Hi there everyone. I was joking around with a friend not so long ago about making a blog about how traditional Chinese characters are better than simplified characters just to make mainlanders upset. I quickly realized that it was not a bad idea, only not with the goal of upsetting people, but rather educating people. I LOVE traditional characters and I want everyone to see why they are not more difficult than simplified characters, and just how beautiful they are.
So I have created the blog. I have never made a blog before, so please be gentle with me. Please let me know what you think of it so far and any suggestions, constructive criticism, and other comments are very welcome.
Looks like a nice start there. I have a few comments on the contents.
- You might want to be more conservative than the statement “This is the oldest of the Chinese script” (which, btw, needs an -s at the end). I was specifically instructed to avoid that statement when training as a docent at the NPM, and I have been told by a paleographer that there are characters on a very few Shāng bronzes which predate the late Shāng Ānyáng OB (oracle bones); I’ve read the same thing in裘錫圭 Qiú Xīguī (e.g. p.42), although the evidence is extremely fragmentary and some of it is controversial. There are also a few early Shāng pottery inscriptions which are (more clearly than the earliest such symbols) possibly forerunners of the late Shāng OB – I’m referring not to the early, highly controversial Bànpō etc. Neolithic pottery symbols, but to the much later ones at Èrlĭtóu. Many think these are indeed the earliest known ancestors to the OB, while others like Qiú are more skeptical. However, the small number of these pottery graphs limits their importance, in comparison to the oracle bone pieces, which number well over 100,000. So I prefer to say that the OB are the earliest significant corpus of Chinese writing.
Note also that many leading scholars consider the OB script to be a simplified script, contemporary with the more complex characters seen on ritual bronzes of the same period; it is generally assumed that the graphs were simplified due to the difficulty of engraving them on the hard, bony materials on which the OB were written, unlike the soft clay molds from which the bronzes were cast. Furthermore, it is widely believed that the main medium of writing at the time was books of bound wood and bamboo slats just like the ones preserved from later periods, although none have survived from the late Shang; the characters on them would have been written with a brush and may have been more like the complex bronze forms since this medium did not present the same difficulty as the hard bone and shell. Anyway, the main point here is that if you are discussing traditional characters, you have actually begun with an example (the OB) which are likely simplified; and also, when people get into discussions of ‘tradition’, it is pretty clear that there has always been a tradition of simplified forms used along side complex forms. Many of our current ‘traditional’ characters in fact preserve earlier simplified variants; and some of the new ‘simplified’ forms are not new at all, as they in fact revert to earlier simple forms, some of which predate the modern complex ones. Some of these are even more meaningful than the traditional characters they replace (the modern traditional 隊 is a good example; it’s a rebus whose original meaning is 墜, and whose original form resembles 队, showing a man falling from a cliff, although in the OB the man was inverted. The new ‘simplified’ form goes back to the cliff and man semantic elements).

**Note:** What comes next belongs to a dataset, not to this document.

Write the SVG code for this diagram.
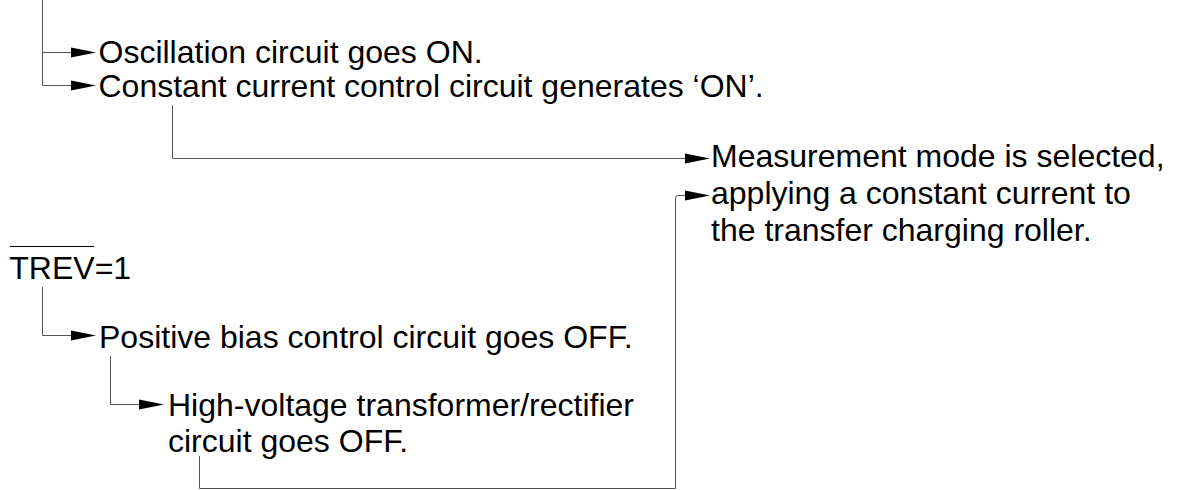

You state “These were carved into bronze and other metals.” Note that most bronze inscriptions were cast, and not carved. I don’t recall seeing carved (engraved) bronze characters from the Shāng and Zhoū periods, although I won’t say there weren’t any, but there were definitely some later, in the Qín such as on weapons from the period, often very hastily and sloppily inscribed. I would say ‘cast or carved’, not just ‘carved’.
I would recommend you distinguish between the terms ‘radical’ and ‘semantic component’ when you write; the word ‘radical’ in the sense of 部首 is only relevant when discussing the component under which a character is indexed in a dictionary. If all you’re doing is decomposing and analyzing compound characters, and if you know that the role a component is playing is to convey meaning, it suffices (and is preferable IMO) to talk about it as a semantic element rather than as a radical.

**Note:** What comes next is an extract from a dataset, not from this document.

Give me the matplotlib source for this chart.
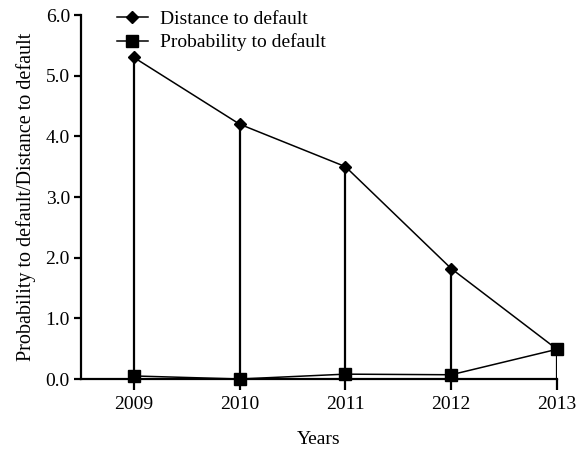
import numpy as np
import matplotlib.pyplot as plt

plt.rcParams['font.family'] = ['Liberation Serif', 'DejaVu Serif']
plt.rcParams['mathtext.fontset'] = 'stix'

# data
years = [2009, 2010, 2011, 2012, 2013]
distance = [5.30, 4.20, 3.50, 1.82, 0.49]
probability = [0.05, 0.00, 0.08, 0.07, 0.49]
ytick_vals = [0, 1, 2, 3, 4, 5, 6]

fig = plt.figure(figsize=(5.79, 4.51), dpi=100)
ax = fig.add_axes([81 / 579, 1 - 379 / 451, (557 - 81) / 579, (379 - 15) / 451])

# drop lines from distance points to the axis
ax.vlines(years, 0, distance, colors='black', lw=1.6, zorder=2)

ax.plot(years, distance, color='black', lw=1.1, marker='D', markersize=6.5,
        label='Distance to default', clip_on=False, zorder=3)
ax.plot(years, probability, color='black', lw=1.1, marker='s', markersize=8,
        label='Probability to default', clip_on=False, zorder=3)

ax.set_xlim(2008.5, 2013)
ax.set_ylim(0, 6)
ax.set_xticks(years)
ax.set_xticklabels([str(y) for y in years])
ax.set_yticks(ytick_vals)
ax.set_yticklabels([f'{v:.1f}' for v in ytick_vals])

for s in ['top', 'right']:
    ax.spines[s].set_visible(False)
for s in ['left', 'bottom']:
    ax.spines[s].set_linewidth(1.6)

ax.tick_params(axis='y', direction='out', length=5, width=1.6, labelsize=14, pad=3)
ax.tick_params(axis='x', direction='out', length=8, width=1.6, labelsize=14, pad=4)

ax.set_xlabel('Years', fontsize=14, labelpad=13)
ax.set_ylabel('Probability to default/Distance to default', fontsize=14.5, labelpad=7)

ax.legend(loc='upper left', bbox_to_anchor=(0.055, 1.04), frameon=False, fontsize=14,
          handlelength=1.6, handletextpad=0.6, borderpad=0, labelspacing=0.3)

fig.savefig('out.png', dpi=100)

In case you haven’t read it yet, I strongly recommend the following:
裘錫圭 Qiú Xīguī (2000). Chinese Writing. Translation of 文字學概論 by the late Gilbert L. Mattos (Chairman, Dept. of Asian Studies, Seton Hall University) and Jerry Norman (Professor Emeritus, Asian Languages & Literature Dept., Univ. of Washington). Early China Special Monograph Series No. 4. Berkeley: The Society for the Study of Early China and the Institute of East Asian Studies, University of California, Berkeley. ISBN 1-55729-071-7.
Thank you very much Dragonbones. I have made the necessary changes and I thank you very much for taking the time to help me. I am a learner myself, so I am just recommunicating everything I learn. I’m hoping to go to Taiwan for a year and study Mandarin at 政治大學.
I will definitely be reading 裘錫圭, I have seen it quoted many times on Wikipedia and I think I will enjoy it very much.
Again, thank you very much
Yeah, I probably wrote much of the stuff which quotes him. There’s a version in Chinese too, but I’d recommend starting with the English, as the content itself is already quite a bit to chew on. Have fun!